[Records with drawing code]

•••

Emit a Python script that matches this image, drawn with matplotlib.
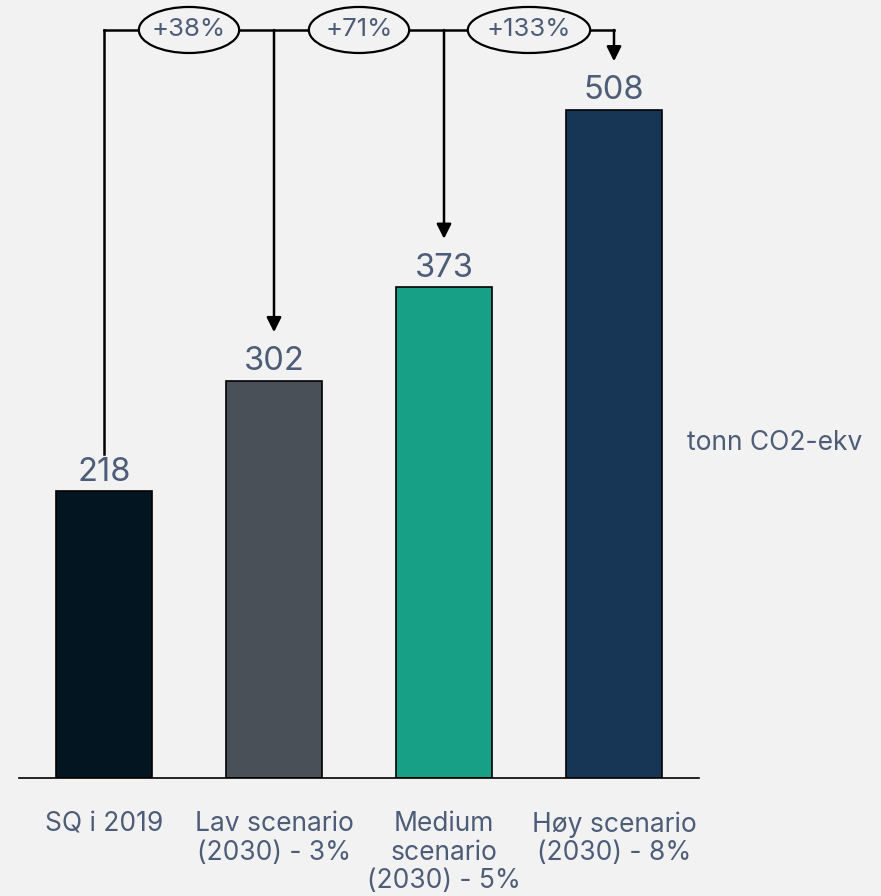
import matplotlib.pyplot as plt
from matplotlib.patches import Ellipse, FancyArrowPatch

# data
categories = ['SQ i 2019', 'Lav scenario\n(2030) - 3%', 'Medium\nscenario\n(2030) - 5%', 'Høy scenario\n(2030) - 8%']
values = [218, 302, 373, 508]
changes = ['+38%', '+71%', '+133%']
unit_label = 'tonn CO2-ekv'

bar_colors = ['#021520', '#4a5058', '#18a086', '#173656']
text_color = '#4e5d77'
bg = '#f2f2f2'

plt.rcParams['font.family'] = ['Inter', 'DejaVu Sans']

fig = plt.figure(figsize=(8.81, 8.96), dpi=100, facecolor=bg)
ax = fig.add_axes([19 / 881, 118 / 896, 680 / 881, 778 / 896])
ax.set_facecolor(bg)

x = list(range(len(values)))
ax.bar(x, values, width=0.56, color=bar_colors, edgecolor='black', linewidth=1.2, zorder=2)

for xi, v in zip(x, values):
    ax.annotate(str(v), (xi, v), xytext=(0, 2.5), textcoords='offset points',
                ha='center', va='bottom', fontsize=23.5, color=text_color)

ax.set_xlim(-0.5, 3.5)
ax.set_ylim(0, 591.6)

# connector line on top
top_y = 568.8
ax.plot([0, 3], [top_y, top_y], color='black', lw=1.8, zorder=3)
ax.plot([0, 0], [values[0] + 28, top_y], color='black', lw=1.8, zorder=3)
for xi, v in zip(x[1:], values[1:]):
    arr = FancyArrowPatch((xi, top_y), (xi, v + 37), arrowstyle='-|>', mutation_scale=22,
                          color='black', lw=1.8, shrinkA=0, shrinkB=0, zorder=3)
    ax.add_patch(arr)

for i, lab in enumerate(changes):
    w = 0.59 if len(lab) < 5 else 0.72
    ax.add_patch(Ellipse((i + 0.5, top_y), w, 35, facecolor=bg, edgecolor='black', lw=1.6, zorder=4))
    ax.text(i + 0.5, top_y, lab, ha='center', va='center', fontsize=18.5, color=text_color, zorder=5)

ax.set_xticks(x)
ax.set_xticklabels(categories, fontsize=19, color=text_color, linespacing=1.12)
ax.tick_params(axis='x', length=0, pad=24)
ax.set_yticks([])
for s in ['top', 'right', 'left']:
    ax.spines[s].set_visible(False)
ax.spines['bottom'].set_linewidth(1.2)

fig.text(775 / 881, 1 - 443 / 896, unit_label, ha='center', va='center', fontsize=19, color=text_color)

fig.savefig('out.png', dpi=100, facecolor=bg)
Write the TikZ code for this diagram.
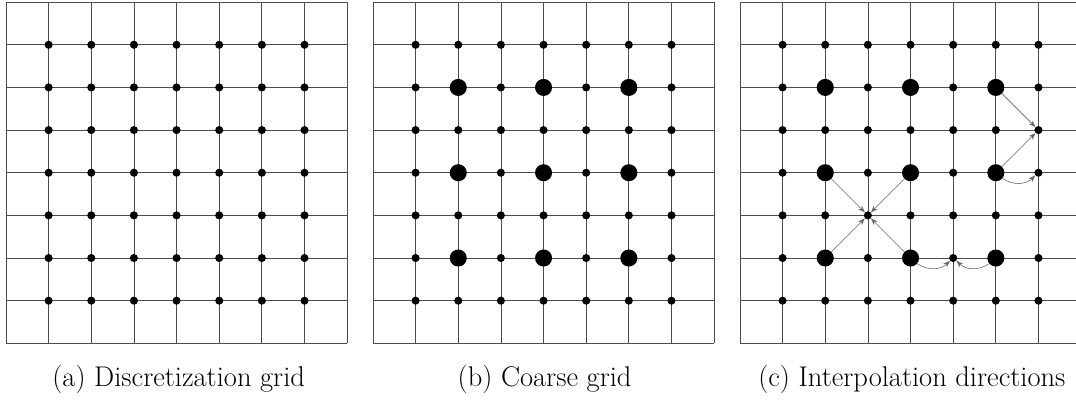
\documentclass[tikz,border=0pt]{standalone}
\usepackage{tikz}
\usetikzlibrary{arrows.meta, positioning, calc}

\begin{document}
\begin{tikzpicture}[
    gridline/.style={draw=black!70, line width=0.5pt},
    finept/.style={circle, fill=black, inner sep=0pt, minimum size=1.9mm},
    coarsept/.style={circle, fill=black, inner sep=0pt, minimum size=4mm},
    interp/.style={-{Stealth[length=1.6mm, width=1.2mm]}, draw=black!60, line width=0.4pt},
    caption/.style={font=\fontsize{19}{23}\selectfont, anchor=base}
]
\useasboundingbox (-0.14,-1.41) rectangle (25.09,8.05);

% fine grids with all unknowns
\foreach \p/\off in {a/0, b/8.605, c/17.21} {
  \begin{scope}[xshift=\off cm]
    \draw[gridline] (0,0) grid (8,8);
    \foreach \i in {1,...,7}
      \foreach \j in {1,...,7}
        \node[finept] (\p-\i-\j) at (\i,\j) {};
  \end{scope}
}

% coarse points
\foreach \p/\off in {b/8.605, c/17.21}
  \foreach \i in {2,4,6}
    \foreach \j in {2,4,6}
      \node[coarsept] (\p-\i-\j) at (\off+\i,\j) {};

% interpolation directions
\draw[interp] (c-6-6) -- (c-7-5);
\draw[interp] (c-6-4) -- (c-7-5);
\draw[interp] (c-6-4) to[bend right=40] (c-7-4);
\draw[interp] (c-2-4) -- (c-3-3);
\draw[interp] (c-4-4) -- (c-3-3);
\draw[interp] (c-2-2) -- (c-3-3);
\draw[interp] (c-4-2) -- (c-3-3);
\draw[interp] (c-4-2) to[bend right=40] (c-5-2);
\draw[interp] (c-6-2) to[bend left=40] (c-5-2);

\node[caption] (cap-a) at (4.05,-1.01) {(a) Discretization grid};
\node[caption] (cap-b) at (12.63,-1.01) {(b) Coarse grid};
\node[caption] (cap-c) at (21.24,-1.01) {(c) Interpolation directions};
\end{tikzpicture}
\end{document}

•••

● **THE EXERCISE**: Retype the entries word for word. Omit any images.

● **FINAL RESULT**:
Emit a Python script that matches this image, drawn with matplotlib.
import matplotlib.pyplot as plt
from matplotlib.patches import Ellipse, FancyArrowPatch

# data
categories = ['SQ i 2019', 'Lav scenario\n(2030) - 3%', 'Medium\nscenario\n(2030) - 5%', 'Høy scenario\n(2030) - 8%']
values = [218, 302, 373, 508]
changes = ['+38%', '+71%', '+133%']
unit_label = 'tonn CO2-ekv'

bar_colors = ['#021520', '#4a5058', '#18a086', '#173656']
text_color = '#4e5d77'
bg = '#f2f2f2'

plt.rcParams['font.family'] = ['Inter', 'DejaVu Sans']

fig = plt.figure(figsize=(8.81, 8.96), dpi=100, facecolor=bg)
ax = fig.add_axes([19 / 881, 118 / 896, 680 / 881, 778 / 896])
ax.set_facecolor(bg)

x = list(range(len(values)))
ax.bar(x, values, width=0.56, color=bar_colors, edgecolor='black', linewidth=1.2, zorder=2)

for xi, v in zip(x, values):
    ax.annotate(str(v), (xi, v), xytext=(0, 2.5), textcoords='offset points',
                ha='center', va='bottom', fontsize=23.5, color=text_color)

ax.set_xlim(-0.5, 3.5)
ax.set_ylim(0, 591.6)

# connector line on top
top_y = 568.8
ax.plot([0, 3], [top_y, top_y], color='black', lw=1.8, zorder=3)
ax.plot([0, 0], [values[0] + 28, top_y], color='black', lw=1.8, zorder=3)
for xi, v in zip(x[1:], values[1:]):
    arr = FancyArrowPatch((xi, top_y), (xi, v + 37), arrowstyle='-|>', mutation_scale=22,
                          color='black', lw=1.8, shrinkA=0, shrinkB=0, zorder=3)
    ax.add_patch(arr)

for i, lab in enumerate(changes):
    w = 0.59 if len(lab) < 5 else 0.72
    ax.add_patch(Ellipse((i + 0.5, top_y), w, 35, facecolor=bg, edgecolor='black', lw=1.6, zorder=4))
    ax.text(i + 0.5, top_y, lab, ha='center', va='center', fontsize=18.5, color=text_color, zorder=5)

ax.set_xticks(x)
ax.set_xticklabels(categories, fontsize=19, color=text_color, linespacing=1.12)
ax.tick_params(axis='x', length=0, pad=24)
ax.set_yticks([])
for s in ['top', 'right', 'left']:
    ax.spines[s].set_visible(False)
ax.spines['bottom'].set_linewidth(1.2)

fig.text(775 / 881, 1 - 443 / 896, unit_label, ha='center', va='center', fontsize=19, color=text_color)

fig.savefig('out.png', dpi=100, facecolor=bg)
Write the TikZ code for this diagram.
\documentclass[tikz,border=0pt]{standalone}
\usepackage{tikz}
\usetikzlibrary{arrows.meta, positioning, calc}

\begin{document}
\begin{tikzpicture}[
    gridline/.style={draw=black!70, line width=0.5pt},
    finept/.style={circle, fill=black, inner sep=0pt, minimum size=1.9mm},
    coarsept/.style={circle, fill=black, inner sep=0pt, minimum size=4mm},
    interp/.style={-{Stealth[length=1.6mm, width=1.2mm]}, draw=black!60, line width=0.4pt},
    caption/.style={font=\fontsize{19}{23}\selectfont, anchor=base}
]
\useasboundingbox (-0.14,-1.41) rectangle (25.09,8.05);

% fine grids with all unknowns
\foreach \p/\off in {a/0, b/8.605, c/17.21} {
  \begin{scope}[xshift=\off cm]
    \draw[gridline] (0,0) grid (8,8);
    \foreach \i in {1,...,7}
      \foreach \j in {1,...,7}
        \node[finept] (\p-\i-\j) at (\i,\j) {};
  \end{scope}
}

% coarse points
\foreach \p/\off in {b/8.605, c/17.21}
  \foreach \i in {2,4,6}
    \foreach \j in {2,4,6}
      \node[coarsept] (\p-\i-\j) at (\off+\i,\j) {};

% interpolation directions
\draw[interp] (c-6-6) -- (c-7-5);
\draw[interp] (c-6-4) -- (c-7-5);
\draw[interp] (c-6-4) to[bend right=40] (c-7-4);
\draw[interp] (c-2-4) -- (c-3-3);
\draw[interp] (c-4-4) -- (c-3-3);
\draw[interp] (c-2-2) -- (c-3-3);
\draw[interp] (c-4-2) -- (c-3-3);
\draw[interp] (c-4-2) to[bend right=40] (c-5-2);
\draw[interp] (c-6-2) to[bend left=40] (c-5-2);

\node[caption] (cap-a) at (4.05,-1.01) {(a) Discretization grid};
\node[caption] (cap-b) at (12.63,-1.01) {(b) Coarse grid};
\node[caption] (cap-c) at (21.24,-1.01) {(c) Interpolation directions};
\end{tikzpicture}
\end{document}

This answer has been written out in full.